[START COLLECTED DATA]

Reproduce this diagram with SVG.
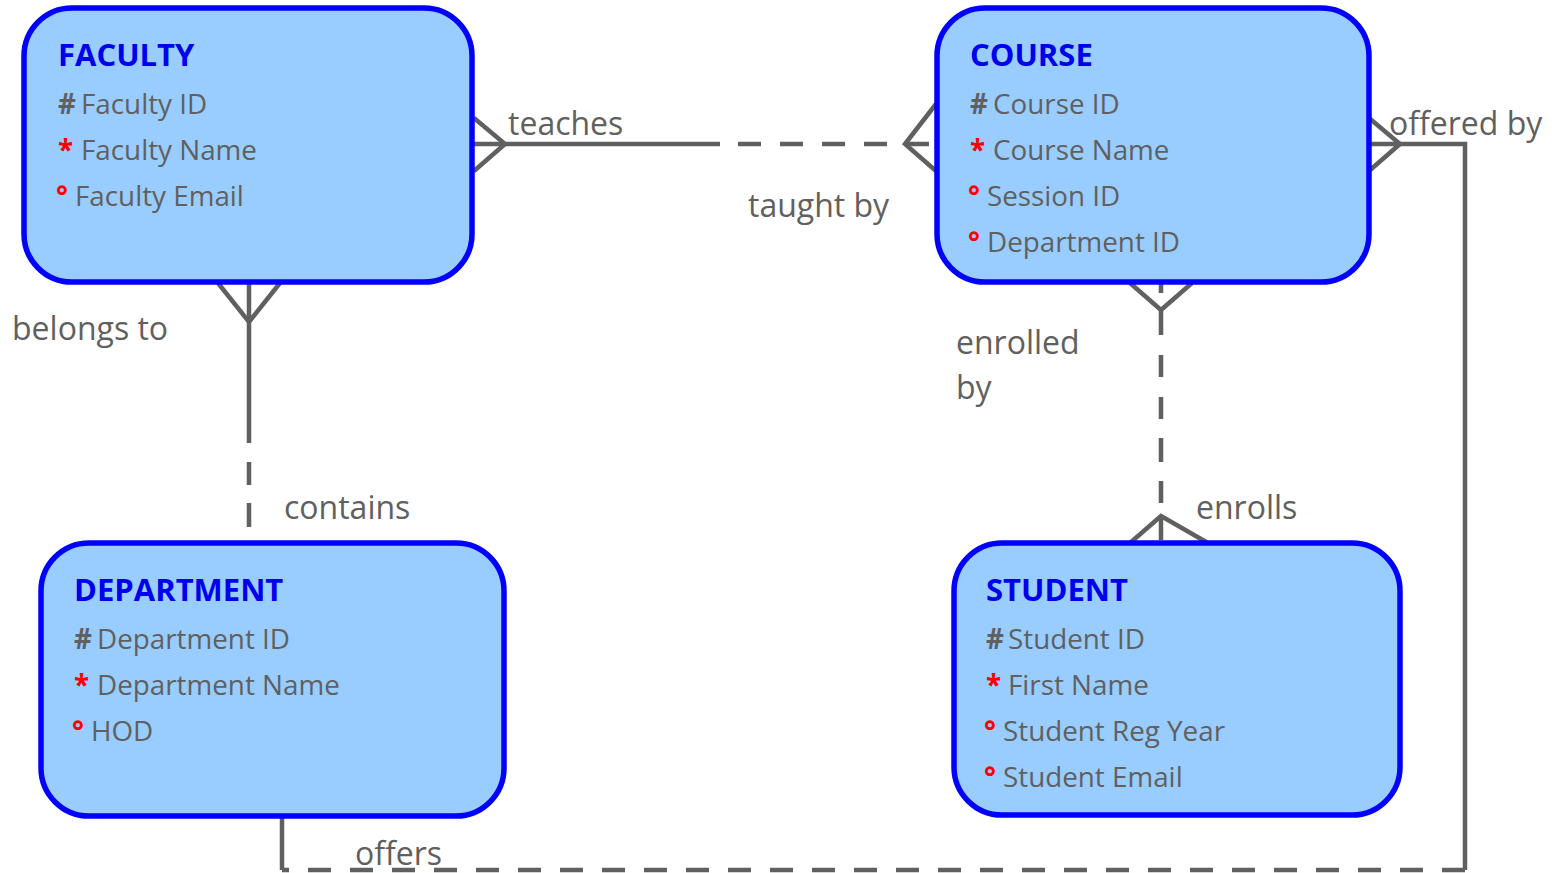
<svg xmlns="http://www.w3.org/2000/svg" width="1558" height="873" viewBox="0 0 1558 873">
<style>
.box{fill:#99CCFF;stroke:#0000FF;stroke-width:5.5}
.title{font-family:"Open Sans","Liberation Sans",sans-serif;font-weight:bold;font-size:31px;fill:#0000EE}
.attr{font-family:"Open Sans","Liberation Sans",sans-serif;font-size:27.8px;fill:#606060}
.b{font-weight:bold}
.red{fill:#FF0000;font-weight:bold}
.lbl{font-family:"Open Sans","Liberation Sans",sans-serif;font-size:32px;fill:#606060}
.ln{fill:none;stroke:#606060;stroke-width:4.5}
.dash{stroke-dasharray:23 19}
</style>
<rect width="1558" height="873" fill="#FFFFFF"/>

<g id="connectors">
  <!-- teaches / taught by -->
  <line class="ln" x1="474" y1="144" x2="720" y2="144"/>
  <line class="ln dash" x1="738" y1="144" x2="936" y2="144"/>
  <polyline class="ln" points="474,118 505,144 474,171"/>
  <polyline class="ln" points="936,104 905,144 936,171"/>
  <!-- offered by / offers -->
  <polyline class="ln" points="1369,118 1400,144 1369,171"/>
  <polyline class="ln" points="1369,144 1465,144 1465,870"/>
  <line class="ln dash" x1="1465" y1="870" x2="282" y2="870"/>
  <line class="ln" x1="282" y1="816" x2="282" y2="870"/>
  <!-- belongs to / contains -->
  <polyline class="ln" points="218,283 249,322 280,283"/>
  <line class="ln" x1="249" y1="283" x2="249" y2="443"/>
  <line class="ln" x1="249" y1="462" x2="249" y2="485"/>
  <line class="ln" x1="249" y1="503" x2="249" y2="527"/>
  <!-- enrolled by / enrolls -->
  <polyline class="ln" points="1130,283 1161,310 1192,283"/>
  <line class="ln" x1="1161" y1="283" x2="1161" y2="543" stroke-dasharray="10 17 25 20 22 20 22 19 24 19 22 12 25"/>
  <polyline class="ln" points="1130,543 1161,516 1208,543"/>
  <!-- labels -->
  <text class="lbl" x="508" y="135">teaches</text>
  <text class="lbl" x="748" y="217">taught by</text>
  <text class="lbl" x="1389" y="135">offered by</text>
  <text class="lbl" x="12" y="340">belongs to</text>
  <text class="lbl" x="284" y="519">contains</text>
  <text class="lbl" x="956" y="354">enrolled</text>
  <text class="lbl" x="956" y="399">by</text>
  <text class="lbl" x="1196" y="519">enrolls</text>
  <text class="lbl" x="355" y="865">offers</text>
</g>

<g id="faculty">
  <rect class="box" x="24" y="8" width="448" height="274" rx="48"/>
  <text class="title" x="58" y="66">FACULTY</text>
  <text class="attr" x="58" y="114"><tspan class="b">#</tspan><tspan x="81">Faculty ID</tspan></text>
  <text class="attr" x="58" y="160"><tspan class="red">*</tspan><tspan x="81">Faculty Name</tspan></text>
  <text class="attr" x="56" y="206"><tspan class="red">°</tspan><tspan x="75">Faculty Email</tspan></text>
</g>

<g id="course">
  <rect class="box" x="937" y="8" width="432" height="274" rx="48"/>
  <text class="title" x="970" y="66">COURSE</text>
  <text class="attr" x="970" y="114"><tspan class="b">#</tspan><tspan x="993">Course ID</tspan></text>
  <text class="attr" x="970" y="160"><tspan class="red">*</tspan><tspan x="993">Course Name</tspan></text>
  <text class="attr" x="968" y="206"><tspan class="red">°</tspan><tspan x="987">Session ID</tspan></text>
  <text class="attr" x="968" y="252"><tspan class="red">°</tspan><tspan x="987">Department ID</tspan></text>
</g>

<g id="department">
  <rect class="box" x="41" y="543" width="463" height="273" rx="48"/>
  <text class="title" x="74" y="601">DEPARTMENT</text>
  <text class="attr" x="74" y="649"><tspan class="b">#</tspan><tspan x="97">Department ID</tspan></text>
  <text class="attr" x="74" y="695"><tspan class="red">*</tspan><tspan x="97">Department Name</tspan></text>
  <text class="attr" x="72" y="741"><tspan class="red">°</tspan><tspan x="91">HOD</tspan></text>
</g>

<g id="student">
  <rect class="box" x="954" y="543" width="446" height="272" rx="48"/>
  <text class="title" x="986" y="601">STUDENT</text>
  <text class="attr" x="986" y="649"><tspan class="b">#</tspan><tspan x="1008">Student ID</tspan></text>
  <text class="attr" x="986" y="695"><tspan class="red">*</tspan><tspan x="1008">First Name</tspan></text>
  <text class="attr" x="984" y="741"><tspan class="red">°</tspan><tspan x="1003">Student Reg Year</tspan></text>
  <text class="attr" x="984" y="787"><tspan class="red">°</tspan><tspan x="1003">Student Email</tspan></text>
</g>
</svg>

[END COLLECTED DATA]

DIRECTIONS FOR THIS TASK:
Transcribe all the data word for word; the images stay out.

FULL OUTPUT:
Reproduce this diagram with SVG.
<svg xmlns="http://www.w3.org/2000/svg" width="1558" height="873" viewBox="0 0 1558 873">
<style>
.box{fill:#99CCFF;stroke:#0000FF;stroke-width:5.5}
.title{font-family:"Open Sans","Liberation Sans",sans-serif;font-weight:bold;font-size:31px;fill:#0000EE}
.attr{font-family:"Open Sans","Liberation Sans",sans-serif;font-size:27.8px;fill:#606060}
.b{font-weight:bold}
.red{fill:#FF0000;font-weight:bold}
.lbl{font-family:"Open Sans","Liberation Sans",sans-serif;font-size:32px;fill:#606060}
.ln{fill:none;stroke:#606060;stroke-width:4.5}
.dash{stroke-dasharray:23 19}
</style>
<rect width="1558" height="873" fill="#FFFFFF"/>

<g id="connectors">
  <!-- teaches / taught by -->
  <line class="ln" x1="474" y1="144" x2="720" y2="144"/>
  <line class="ln dash" x1="738" y1="144" x2="936" y2="144"/>
  <polyline class="ln" points="474,118 505,144 474,171"/>
  <polyline class="ln" points="936,104 905,144 936,171"/>
  <!-- offered by / offers -->
  <polyline class="ln" points="1369,118 1400,144 1369,171"/>
  <polyline class="ln" points="1369,144 1465,144 1465,870"/>
  <line class="ln dash" x1="1465" y1="870" x2="282" y2="870"/>
  <line class="ln" x1="282" y1="816" x2="282" y2="870"/>
  <!-- belongs to / contains -->
  <polyline class="ln" points="218,283 249,322 280,283"/>
  <line class="ln" x1="249" y1="283" x2="249" y2="443"/>
  <line class="ln" x1="249" y1="462" x2="249" y2="485"/>
  <line class="ln" x1="249" y1="503" x2="249" y2="527"/>
  <!-- enrolled by / enrolls -->
  <polyline class="ln" points="1130,283 1161,310 1192,283"/>
  <line class="ln" x1="1161" y1="283" x2="1161" y2="543" stroke-dasharray="10 17 25 20 22 20 22 19 24 19 22 12 25"/>
  <polyline class="ln" points="1130,543 1161,516 1208,543"/>
  <!-- labels -->
  <text class="lbl" x="508" y="135">teaches</text>
  <text class="lbl" x="748" y="217">taught by</text>
  <text class="lbl" x="1389" y="135">offered by</text>
  <text class="lbl" x="12" y="340">belongs to</text>
  <text class="lbl" x="284" y="519">contains</text>
  <text class="lbl" x="956" y="354">enrolled</text>
  <text class="lbl" x="956" y="399">by</text>
  <text class="lbl" x="1196" y="519">enrolls</text>
  <text class="lbl" x="355" y="865">offers</text>
</g>

<g id="faculty">
  <rect class="box" x="24" y="8" width="448" height="274" rx="48"/>
  <text class="title" x="58" y="66">FACULTY</text>
  <text class="attr" x="58" y="114"><tspan class="b">#</tspan><tspan x="81">Faculty ID</tspan></text>
  <text class="attr" x="58" y="160"><tspan class="red">*</tspan><tspan x="81">Faculty Name</tspan></text>
  <text class="attr" x="56" y="206"><tspan class="red">°</tspan><tspan x="75">Faculty Email</tspan></text>
</g>

<g id="course">
  <rect class="box" x="937" y="8" width="432" height="274" rx="48"/>
  <text class="title" x="970" y="66">COURSE</text>
  <text class="attr" x="970" y="114"><tspan class="b">#</tspan><tspan x="993">Course ID</tspan></text>
  <text class="attr" x="970" y="160"><tspan class="red">*</tspan><tspan x="993">Course Name</tspan></text>
  <text class="attr" x="968" y="206"><tspan class="red">°</tspan><tspan x="987">Session ID</tspan></text>
  <text class="attr" x="968" y="252"><tspan class="red">°</tspan><tspan x="987">Department ID</tspan></text>
</g>

<g id="department">
  <rect class="box" x="41" y="543" width="463" height="273" rx="48"/>
  <text class="title" x="74" y="601">DEPARTMENT</text>
  <text class="attr" x="74" y="649"><tspan class="b">#</tspan><tspan x="97">Department ID</tspan></text>
  <text class="attr" x="74" y="695"><tspan class="red">*</tspan><tspan x="97">Department Name</tspan></text>
  <text class="attr" x="72" y="741"><tspan class="red">°</tspan><tspan x="91">HOD</tspan></text>
</g>

<g id="student">
  <rect class="box" x="954" y="543" width="446" height="272" rx="48"/>
  <text class="title" x="986" y="601">STUDENT</text>
  <text class="attr" x="986" y="649"><tspan class="b">#</tspan><tspan x="1008">Student ID</tspan></text>
  <text class="attr" x="986" y="695"><tspan class="red">*</tspan><tspan x="1008">First Name</tspan></text>
  <text class="attr" x="984" y="741"><tspan class="red">°</tspan><tspan x="1003">Student Reg Year</tspan></text>
  <text class="attr" x="984" y="787"><tspan class="red">°</tspan><tspan x="1003">Student Email</tspan></text>
</g>
</svg>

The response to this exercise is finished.